Santander is piloting an international payment app powered by the Ripple consensus ledger.

The lender claims to be the first bank in the UK to use distributed ledger technology to power international payments. The pilot is currently being rolled out internally to 6,000 staffers, with the intention of introducing the app to the wider client base by the end of the year.

The app is also supported by Apple Pay, which is used to confirm payments securely using Touch ID. The transfers can be worth between £10 and £10,000 and made in pounds, euros and US dollars. Currently, payments made in euros can be sent to 21 countries and US dollar payments to the US only.

This marks a further move towards a cashless system of money transfer. “The need for finance has evolved from providing a physical pound in your pocket or card in your purse, where you pay at a till, to being seamlessly integrated into a new, always on, connected lifestyle,” says Sigga Sigurdardottir, head of customer and innovation at Santander.

“As an early adopter and pioneer in the banking industry, Santander is the first bank in the world to transfer real funds externally. In doing so, they are creating a new, exemplary standard of service,” says Chris Larsen, Ripple CEO.

While the Ripple network is often called a blockchain, it works in a slightly different way. Like the bitcoin blockchain, it is a distributed, immutable ledger that records unique transactions, but the ledger is not open to the public and the asset transfer is not created and stored in the “blocks” that make up the bitcoin blockchain.
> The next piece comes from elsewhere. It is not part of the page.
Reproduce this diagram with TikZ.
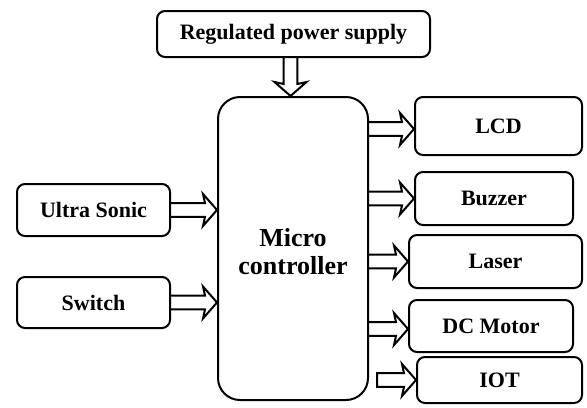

Ripple’s ledger is a closed transaction network that uses a consensus protocol (a different process than the bitcoin mining) to settle transactions instantly.

Sigurdardottir believes the distributed ledger technology will play an increasingly important role for the bank. “Blockchain technology will play a transformational role in the way we achieve our goals and better serve our customers, adding value by creating more choice and convenience,” she says.

A 2015 paper published by Santander Innoventures and co-authored with Oliver Wyman and Anthemis Group suggested that the distributed ledger technology could cut banks’ costs related to cross-border payments, securities trading and regulatory compliance by between US$15bn and US$20bn per year by 2022.